Disabled sports haven’t always been so neglected. In the past, Idkaidek says, there was more infrastructure for paralympic sports, but these were decimated, along with much else in the West Bank, by the second Intifada. Today, rehabilitation centres for injuries use sports as “as a tool, not as an object,” and occupational therapy or physiotherapy serves as medical treatment rather than an end in itself. But even as these centres were limited in what they offered, he explains, they were where teams were born as patients realised training could continue beyond treatment, and organised together.
So what differences are paralympic sports making for Palestinians with disabilities? “First of all, sports make a change for the people with disabilities in their health. Playing sports means you’re taking care of your disability,” Idkaidek says. “But from a psychosocial perspective, it’s important too. Someone who’s playing sports, he starts as a person who thinks he has nothing to do, who sees no value for his life. But when he sees he is playing sport he sees he can do something. He can run, he can go out, he can stay at his home, when he goes to the training sessions he has something to do with his life. He feels more confidence and he can understand the potential that he has. He can make more balance for his life, instead of being isolated he will also be in the society."
“It’s very important because the community itself needs to be made aware of disabilities. When the person with a disability comes from the community, and when he starts to play sport, he has a normal life. Because he starts to feel, “I am okay,” he’ll talk with other people. And that will give him more opportunities."
“I know a person with a disability who after he started playing sport he got married, he has a family. And he has good work,” Idkaidek continues. “It’s because he realised that he can live normally with his disability.”
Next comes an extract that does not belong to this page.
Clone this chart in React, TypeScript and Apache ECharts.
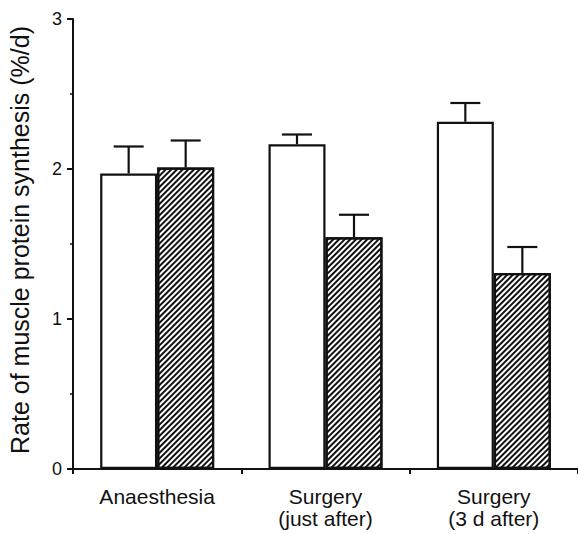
import React, { useEffect, useRef } from "react";
import * as echarts from "echarts";

const categories = ["Anaesthesia", "Surgery\n(just after)", "Surgery\n(3 d after)"];
const whiteValues = [1.97, 2.165, 2.315];
const whiteErrTop = [2.15, 2.23, 2.44];
const hatchValues = [2.01, 1.545, 1.307];
const hatchErrTop = [2.19, 1.695, 1.48];
const yTicks = [0, 1, 2, 3];

const BAR_W = 57;
const FONT = "Liberation Sans, Arial, sans-serif";

function errSeries(tops: number[], offset: number) {
  return {
    type: "custom",
    z: 5,
    data: tops.map((t, i) => [i, t]),
    renderItem: (params: any, api: any) => {
      const i = api.value(0);
      const top = api.value(1);
      const base = offset < 0 ? whiteValues[i] : hatchValues[i];
      const p1 = api.coord([i, base]);
      const p2 = api.coord([i, top]);
      const x = p1[0] + offset;
      const style = { stroke: "#111", lineWidth: 2.2, fill: "none" };
      return {
        type: "group",
        children: [
          { type: "line", shape: { x1: x, y1: p1[1], x2: x, y2: p2[1] }, style },
          { type: "line", shape: { x1: x - 15, y1: p2[1], x2: x + 15, y2: p2[1] }, style },
        ],
      };
    },
  };
}

export default function App() {
  const ref = useRef<HTMLDivElement>(null);
  useEffect(() => {
    document.body.style.margin = "0";
    const chart = echarts.init(ref.current!, null, { renderer: "svg" });
    chart.setOption({
      animation: false,
      backgroundColor: "#fff",
      textStyle: { fontFamily: FONT },
      grid: { left: 73, top: 19, width: 510, height: 450 },
      xAxis: {
        type: "category",
        data: categories,
        boundaryGap: true,
        axisLine: { lineStyle: { color: "#111", width: 2 } },
        axisTick: { show: true, length: 5, lineStyle: { color: "#111", width: 2 } },
        axisLabel: {
          color: "#111",
          fontSize: 21,
          lineHeight: 22,
          margin: 16,
          fontFamily: FONT,
        },
      },
      yAxis: {
        type: "value",
        min: yTicks[0],
        max: yTicks[yTicks.length - 1],
        interval: 1,
        splitLine: { show: false },
        axisLine: { show: true, lineStyle: { color: "#111", width: 2 } },
        axisTick: { show: true, length: 6, lineStyle: { color: "#111", width: 2 } },
        minorTick: { show: true, splitNumber: 2, length: 3, lineStyle: { color: "#111", width: 1.5 } },
        axisLabel: {
          color: "#111",
          fontSize: 18,
          margin: 11,
          fontFamily: FONT,
        },
      },
      graphic: [
        {
          type: "text",
          x: 7,
          y: 240,
          rotation: Math.PI / 2,
          style: {
            text: "Rate of muscle protein synthesis (%/d)",
            fontSize: 25,
            fontFamily: FONT,
            fill: "#111",
            align: "center",
            verticalAlign: "top",
          },
        },
      ],
      series: [
        {
          type: "bar",
          data: whiteValues,
          barWidth: BAR_W,
          barGap: "0%",
          itemStyle: { color: "#fff", borderColor: "#111", borderWidth: 2.2 },
        },
        {
          type: "bar",
          data: hatchValues,
          barWidth: BAR_W,
          barGap: "0%",
          itemStyle: {
            color: "#fff",
            borderColor: "#111",
            borderWidth: 2.2,
            decal: {
              symbol: "rect",
              color: "#111",
              backgroundColor: "#fff",
              dashArrayX: [1, 0],
              dashArrayY: [1.5, 1.8],
              rotation: -Math.PI / 4,
            },
          },
        },
        errSeries(whiteErrTop, -BAR_W / 2),
        errSeries(hatchErrTop, BAR_W / 2),
      ],
    });
    return () => chart.dispose();
  }, []);
  return <div ref={ref} style={{ width: 578, height: 534 }} />;
}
In Ramallah, Mohammed Iyad was hardly lacking in confidence and accomplishment before he started playing goalball. But taking up the sport, he says, has also given him different hopes. Although it’s only his third training session with the goalball team, the sport has quickly become central among Iyad’s ambitions. He plans to become a strong athlete – maybe even professional level – and to play with a team in a national competition.
As the programme gains momentum, Iyad and Idkaidek are hopeful that more Palestinians will get involved in the paralympic project. But both are also sharply aware that there are profound obstacles to overcome. Funds continue to fall far short of what’s needed to keep the project thriving, as Idkaidek is quick to remind me. And after the blow that proactive sports work took during the unrest of the second Intifada, the continuing political instability across Jerusalem and the West Bank means the vulnerability of the Paralympic project has rarely felt as strong.